- [Aim of the task] Locate each line containing the string "that" and copy it out.
"""
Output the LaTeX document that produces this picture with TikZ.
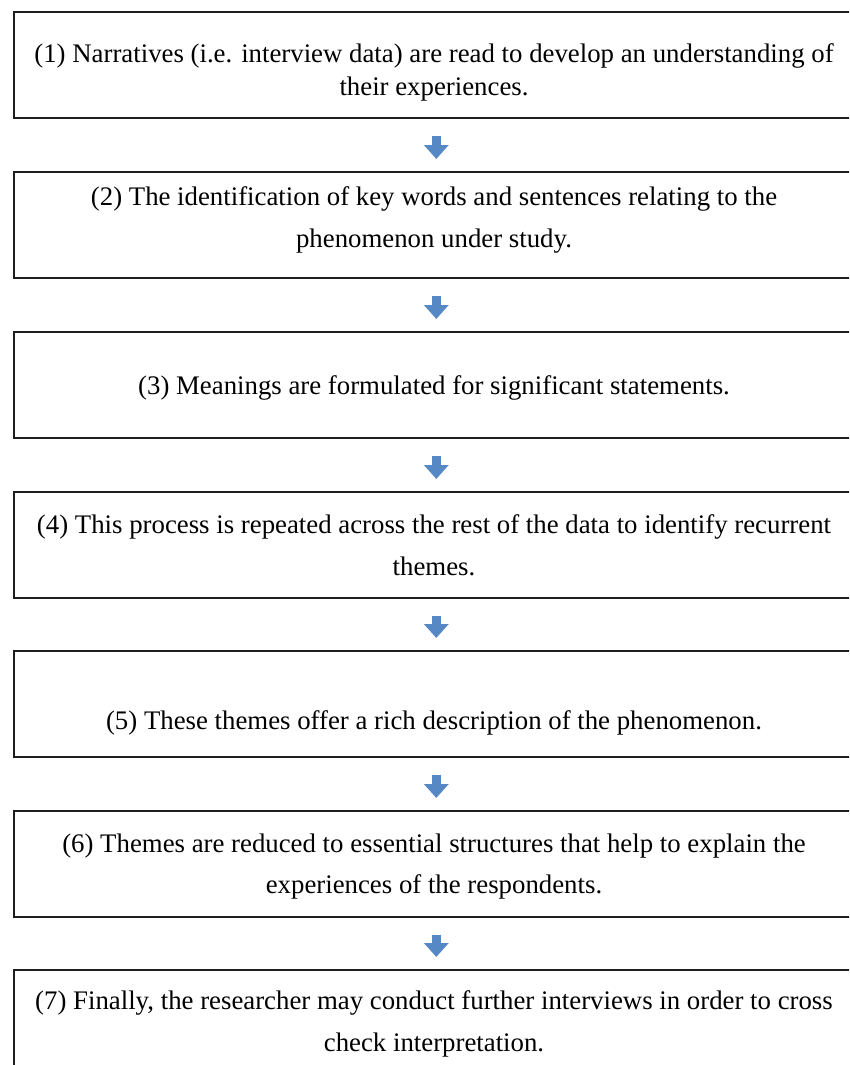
\documentclass[tikz,border=0pt]{standalone}
\usepackage{fontspec}
\setmainfont{Liberation Serif}
\usetikzlibrary{arrows.meta}
\definecolor{flowblue}{RGB}{86,136,198}
\definecolor{edgegray}{RGB}{30,30,30}
\begin{document}
\begin{tikzpicture}[x=1pt,y=-1pt,
  stage/.style={draw=edgegray, line width=1.6pt, minimum width=845pt,
    minimum height=106pt, anchor=north west, inner sep=0pt},
  caption/.style={font=\fontsize{26.8}{26.8}\selectfont, anchor=base, inner sep=0pt},
  flow/.style={draw=flowblue, line width=9.5pt,
    -{Triangle[width=24pt,length=14pt]}, shorten <=17pt, shorten >=12pt}]
\useasboundingbox (0,0) rectangle (849,1065);
\fill[white] (0,0) rectangle (849,1065);
\clip (0,0) rectangle (849,1065);

% stage boxes
\node[stage] (b1) at (13,11) {};
\node[stage] (b2) at (13,171) {};
\node[stage] (b3) at (13,331) {};
\node[stage] (b4) at (13,491) {};
\node[stage] (b5) at (13,650) {};
\node[stage] (b6) at (13,810) {};
\node[stage] (b7) at (13,969) {};

% stage texts
\node[caption] (t1a) at (434,63) {(1) Narratives (i.e. interview data) are read to develop an understanding of};
\node[caption] (t1b) at (434,95) {their experiences.};
\node[caption] (t2a) at (434,205) {(2) The identification of key words and sentences relating to the};
\node[caption] (t2b) at (434,247) {phenomenon under study.};
\node[caption] (t3a) at (434,394) {(3) Meanings are formulated for significant statements.};
\node[caption] (t4a) at (434,533) {(4) This process is repeated across the rest of the data to identify recurrent};
\node[caption] (t4b) at (434,575) {themes.};
\node[caption] (t5a) at (434,729) {(5) These themes offer a rich description of the phenomenon.};
\node[caption] (t6a) at (434,852) {(6) Themes are reduced to essential structures that help to explain the};
\node[caption] (t6b) at (434,893) {experiences of the respondents.};
\node[caption] (t7a) at (434,1009) {(7) Finally, the researcher may conduct further interviews in order to cross};
\node[caption] (t7b) at (434,1051) {check interpretation.};

% connecting arrows
\draw[flow] (b1.south) -- (b2.north);
\draw[flow] (b2.south) -- (b3.north);
\draw[flow] (b3.south) -- (b4.north);
\draw[flow] (b4.south) -- (b5.north);
\draw[flow] (b5.south) -- (b6.north);
\draw[flow] (b6.south) -- (b7.north);
\end{tikzpicture}
\end{document}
"""
- [Answer to this exercise]
Output the LaTeX document that produces this picture with TikZ.
\node[caption] (t6a) at (434,852) {(6) Themes are reduced to essential structures that help to explain the};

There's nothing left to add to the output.